Stated exercise: Scan the data below for the string "Give". Show every line where it turns up.

______________________________

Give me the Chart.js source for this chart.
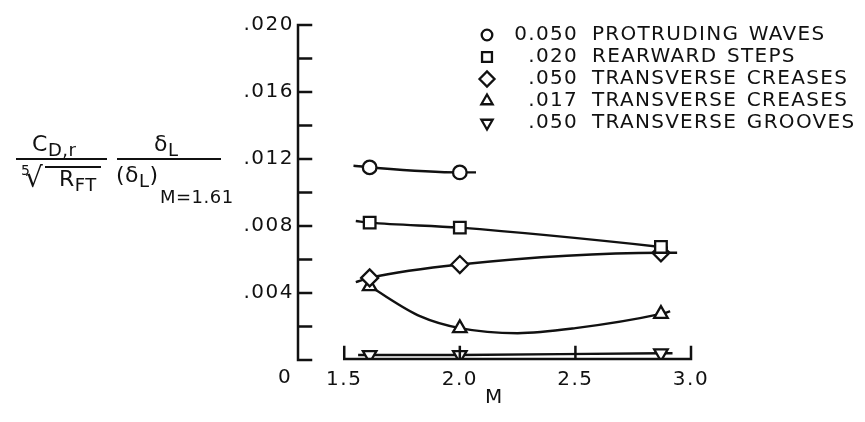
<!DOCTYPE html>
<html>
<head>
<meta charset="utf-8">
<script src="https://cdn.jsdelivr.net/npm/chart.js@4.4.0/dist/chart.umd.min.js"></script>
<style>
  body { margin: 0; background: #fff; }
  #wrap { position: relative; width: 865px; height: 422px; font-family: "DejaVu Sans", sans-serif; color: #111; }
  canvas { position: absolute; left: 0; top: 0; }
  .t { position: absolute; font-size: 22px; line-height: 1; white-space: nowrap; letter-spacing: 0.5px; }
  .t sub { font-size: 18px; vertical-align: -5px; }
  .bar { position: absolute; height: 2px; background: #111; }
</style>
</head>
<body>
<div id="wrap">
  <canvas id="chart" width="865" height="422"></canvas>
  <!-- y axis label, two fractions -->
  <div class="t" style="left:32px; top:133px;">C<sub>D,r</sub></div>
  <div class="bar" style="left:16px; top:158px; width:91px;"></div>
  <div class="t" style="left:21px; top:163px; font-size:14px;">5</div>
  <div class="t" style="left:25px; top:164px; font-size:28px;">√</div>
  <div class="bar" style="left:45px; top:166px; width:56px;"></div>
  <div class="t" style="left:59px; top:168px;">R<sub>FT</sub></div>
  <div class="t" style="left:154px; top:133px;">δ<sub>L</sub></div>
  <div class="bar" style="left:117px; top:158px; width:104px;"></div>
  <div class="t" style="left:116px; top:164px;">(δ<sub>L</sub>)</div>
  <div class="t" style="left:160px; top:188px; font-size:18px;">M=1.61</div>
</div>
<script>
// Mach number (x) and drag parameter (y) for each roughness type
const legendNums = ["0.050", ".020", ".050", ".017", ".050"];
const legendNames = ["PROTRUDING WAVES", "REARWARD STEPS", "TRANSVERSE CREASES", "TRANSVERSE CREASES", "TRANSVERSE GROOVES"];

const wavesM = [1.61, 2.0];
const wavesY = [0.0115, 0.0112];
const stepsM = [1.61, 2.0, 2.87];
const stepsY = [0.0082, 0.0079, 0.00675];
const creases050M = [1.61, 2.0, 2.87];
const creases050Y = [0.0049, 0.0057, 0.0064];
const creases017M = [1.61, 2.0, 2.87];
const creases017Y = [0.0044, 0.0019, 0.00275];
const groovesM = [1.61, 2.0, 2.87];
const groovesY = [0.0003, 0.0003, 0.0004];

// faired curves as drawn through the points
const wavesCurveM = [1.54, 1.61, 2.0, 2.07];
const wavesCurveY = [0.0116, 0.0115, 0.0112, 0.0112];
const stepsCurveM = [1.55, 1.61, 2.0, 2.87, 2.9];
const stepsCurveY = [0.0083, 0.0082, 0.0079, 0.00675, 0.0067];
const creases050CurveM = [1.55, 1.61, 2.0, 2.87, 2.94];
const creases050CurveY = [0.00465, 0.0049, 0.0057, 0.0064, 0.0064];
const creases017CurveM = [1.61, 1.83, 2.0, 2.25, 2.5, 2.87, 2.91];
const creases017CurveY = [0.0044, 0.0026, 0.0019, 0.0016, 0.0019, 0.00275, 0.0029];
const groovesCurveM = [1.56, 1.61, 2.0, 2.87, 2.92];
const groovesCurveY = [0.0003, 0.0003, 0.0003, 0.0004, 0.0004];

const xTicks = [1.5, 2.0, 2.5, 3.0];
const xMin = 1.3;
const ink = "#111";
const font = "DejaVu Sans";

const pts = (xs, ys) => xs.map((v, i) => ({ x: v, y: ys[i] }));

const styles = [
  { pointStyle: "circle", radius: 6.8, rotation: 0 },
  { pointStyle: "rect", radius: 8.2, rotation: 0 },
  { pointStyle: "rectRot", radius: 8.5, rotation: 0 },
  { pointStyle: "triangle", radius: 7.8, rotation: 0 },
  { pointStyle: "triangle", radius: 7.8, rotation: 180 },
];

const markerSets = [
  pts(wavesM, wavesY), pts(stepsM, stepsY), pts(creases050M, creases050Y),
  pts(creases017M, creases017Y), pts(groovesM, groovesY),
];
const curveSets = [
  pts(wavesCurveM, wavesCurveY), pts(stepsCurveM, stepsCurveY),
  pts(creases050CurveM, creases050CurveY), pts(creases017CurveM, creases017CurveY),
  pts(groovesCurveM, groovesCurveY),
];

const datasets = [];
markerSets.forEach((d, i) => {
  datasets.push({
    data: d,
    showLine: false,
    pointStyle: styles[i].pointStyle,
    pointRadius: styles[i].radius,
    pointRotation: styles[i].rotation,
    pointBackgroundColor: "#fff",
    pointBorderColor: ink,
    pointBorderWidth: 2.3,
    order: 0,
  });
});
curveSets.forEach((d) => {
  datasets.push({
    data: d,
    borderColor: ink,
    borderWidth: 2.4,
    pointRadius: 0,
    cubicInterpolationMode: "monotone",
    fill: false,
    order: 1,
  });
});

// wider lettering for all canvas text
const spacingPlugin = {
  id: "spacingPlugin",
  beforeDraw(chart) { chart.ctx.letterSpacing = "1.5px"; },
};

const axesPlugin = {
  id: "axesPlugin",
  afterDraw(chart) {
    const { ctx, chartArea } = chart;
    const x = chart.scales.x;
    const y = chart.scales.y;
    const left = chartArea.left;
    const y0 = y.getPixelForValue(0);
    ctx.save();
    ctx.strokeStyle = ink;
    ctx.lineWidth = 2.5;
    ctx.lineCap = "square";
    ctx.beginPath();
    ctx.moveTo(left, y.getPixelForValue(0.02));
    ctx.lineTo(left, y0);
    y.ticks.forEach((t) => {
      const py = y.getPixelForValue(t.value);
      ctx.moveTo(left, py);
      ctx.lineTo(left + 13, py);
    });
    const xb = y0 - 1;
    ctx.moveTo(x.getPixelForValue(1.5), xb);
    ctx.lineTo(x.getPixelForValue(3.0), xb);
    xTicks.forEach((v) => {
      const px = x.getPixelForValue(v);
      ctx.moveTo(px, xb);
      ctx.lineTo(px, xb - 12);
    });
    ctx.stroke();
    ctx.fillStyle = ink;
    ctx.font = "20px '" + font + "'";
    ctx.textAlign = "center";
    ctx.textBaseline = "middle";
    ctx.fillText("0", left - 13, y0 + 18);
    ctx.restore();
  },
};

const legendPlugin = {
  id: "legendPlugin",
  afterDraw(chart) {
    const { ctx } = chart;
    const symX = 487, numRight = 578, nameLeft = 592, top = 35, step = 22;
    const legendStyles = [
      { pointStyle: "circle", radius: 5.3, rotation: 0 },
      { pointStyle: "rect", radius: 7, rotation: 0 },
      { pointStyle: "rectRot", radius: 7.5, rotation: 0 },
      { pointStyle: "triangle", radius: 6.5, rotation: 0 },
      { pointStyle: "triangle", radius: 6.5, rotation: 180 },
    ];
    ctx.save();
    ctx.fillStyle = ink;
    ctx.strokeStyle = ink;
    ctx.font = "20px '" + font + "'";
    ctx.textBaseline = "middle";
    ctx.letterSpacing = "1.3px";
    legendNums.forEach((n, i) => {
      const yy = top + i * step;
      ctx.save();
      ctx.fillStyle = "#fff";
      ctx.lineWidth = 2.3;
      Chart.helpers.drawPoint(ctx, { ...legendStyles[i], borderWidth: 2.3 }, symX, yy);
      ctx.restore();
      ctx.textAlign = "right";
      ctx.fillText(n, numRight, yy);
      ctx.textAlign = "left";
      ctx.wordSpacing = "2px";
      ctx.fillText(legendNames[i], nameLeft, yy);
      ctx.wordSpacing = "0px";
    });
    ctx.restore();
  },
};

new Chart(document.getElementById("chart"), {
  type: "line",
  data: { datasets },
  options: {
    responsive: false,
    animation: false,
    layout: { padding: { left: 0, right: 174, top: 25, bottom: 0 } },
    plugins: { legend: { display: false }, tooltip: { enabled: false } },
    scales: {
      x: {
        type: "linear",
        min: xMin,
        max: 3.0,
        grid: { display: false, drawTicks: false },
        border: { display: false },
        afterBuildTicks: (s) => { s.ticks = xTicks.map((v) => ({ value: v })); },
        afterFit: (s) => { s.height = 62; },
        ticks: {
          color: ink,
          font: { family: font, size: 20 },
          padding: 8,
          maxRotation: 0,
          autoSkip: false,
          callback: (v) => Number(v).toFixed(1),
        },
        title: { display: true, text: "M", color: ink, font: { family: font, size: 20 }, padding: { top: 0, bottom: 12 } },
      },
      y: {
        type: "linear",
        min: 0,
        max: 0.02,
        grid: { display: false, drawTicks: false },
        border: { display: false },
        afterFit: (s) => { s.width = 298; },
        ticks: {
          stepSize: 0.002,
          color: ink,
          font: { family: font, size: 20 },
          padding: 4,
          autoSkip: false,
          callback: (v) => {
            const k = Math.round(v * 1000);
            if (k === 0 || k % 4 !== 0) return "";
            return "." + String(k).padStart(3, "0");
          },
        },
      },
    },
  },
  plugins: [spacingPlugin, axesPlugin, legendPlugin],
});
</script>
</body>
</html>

______________________________

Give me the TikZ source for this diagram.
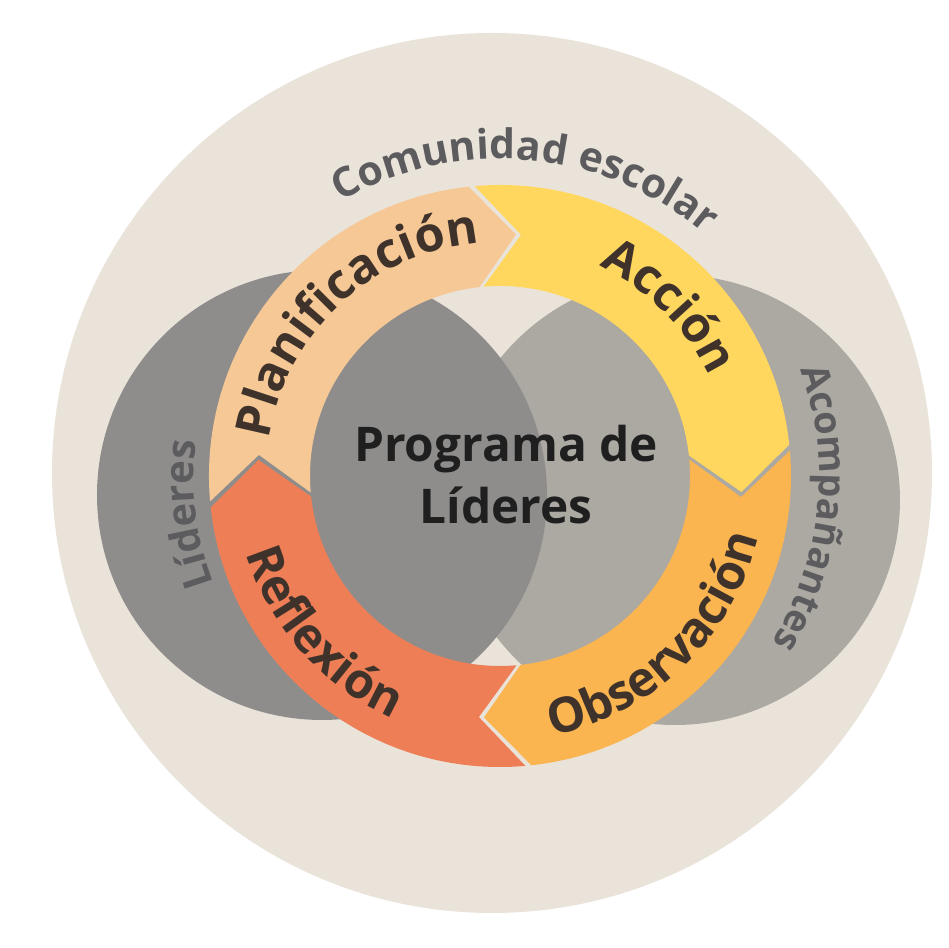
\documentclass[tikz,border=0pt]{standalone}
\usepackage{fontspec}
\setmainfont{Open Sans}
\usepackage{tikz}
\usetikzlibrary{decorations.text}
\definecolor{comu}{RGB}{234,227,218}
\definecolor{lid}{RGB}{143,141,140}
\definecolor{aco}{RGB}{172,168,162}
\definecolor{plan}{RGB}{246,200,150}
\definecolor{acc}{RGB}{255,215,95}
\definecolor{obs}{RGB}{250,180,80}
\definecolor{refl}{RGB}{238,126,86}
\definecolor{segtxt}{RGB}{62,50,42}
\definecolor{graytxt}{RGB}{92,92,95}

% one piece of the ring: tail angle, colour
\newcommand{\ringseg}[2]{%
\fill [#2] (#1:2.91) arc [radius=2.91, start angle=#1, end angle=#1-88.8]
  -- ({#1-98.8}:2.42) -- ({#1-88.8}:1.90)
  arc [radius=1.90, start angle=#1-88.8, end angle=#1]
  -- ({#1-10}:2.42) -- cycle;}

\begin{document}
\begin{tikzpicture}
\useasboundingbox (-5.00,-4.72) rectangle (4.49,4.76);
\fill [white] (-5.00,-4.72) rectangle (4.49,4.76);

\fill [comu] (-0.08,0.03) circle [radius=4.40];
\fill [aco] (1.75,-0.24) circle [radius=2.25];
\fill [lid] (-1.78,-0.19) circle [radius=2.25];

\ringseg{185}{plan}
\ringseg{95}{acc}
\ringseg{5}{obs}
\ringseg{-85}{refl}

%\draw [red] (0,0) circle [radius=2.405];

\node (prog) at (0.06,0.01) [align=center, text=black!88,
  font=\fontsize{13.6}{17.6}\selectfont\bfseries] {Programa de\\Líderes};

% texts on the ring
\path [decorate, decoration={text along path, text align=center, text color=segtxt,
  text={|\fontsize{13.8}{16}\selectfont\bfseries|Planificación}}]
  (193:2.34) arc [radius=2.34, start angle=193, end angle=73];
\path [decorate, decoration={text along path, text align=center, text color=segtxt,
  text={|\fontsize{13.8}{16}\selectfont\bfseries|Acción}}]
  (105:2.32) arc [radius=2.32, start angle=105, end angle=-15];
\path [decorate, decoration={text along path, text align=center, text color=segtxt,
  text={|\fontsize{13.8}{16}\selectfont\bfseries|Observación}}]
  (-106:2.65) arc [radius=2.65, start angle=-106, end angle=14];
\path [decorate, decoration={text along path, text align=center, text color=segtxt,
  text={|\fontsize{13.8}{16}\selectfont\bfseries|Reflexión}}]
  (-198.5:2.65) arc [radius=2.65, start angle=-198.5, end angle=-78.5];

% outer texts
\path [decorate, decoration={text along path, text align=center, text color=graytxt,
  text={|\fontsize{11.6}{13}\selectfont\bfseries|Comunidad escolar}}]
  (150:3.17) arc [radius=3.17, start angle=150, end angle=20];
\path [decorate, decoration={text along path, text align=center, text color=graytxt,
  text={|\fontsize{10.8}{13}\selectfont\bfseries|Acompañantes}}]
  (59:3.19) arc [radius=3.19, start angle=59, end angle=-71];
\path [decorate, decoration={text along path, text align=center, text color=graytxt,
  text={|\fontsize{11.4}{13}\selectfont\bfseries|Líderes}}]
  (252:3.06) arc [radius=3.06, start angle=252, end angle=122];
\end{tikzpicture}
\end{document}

______________________________

Task response:
Give me the Chart.js source for this chart.
Give me the TikZ source for this diagram.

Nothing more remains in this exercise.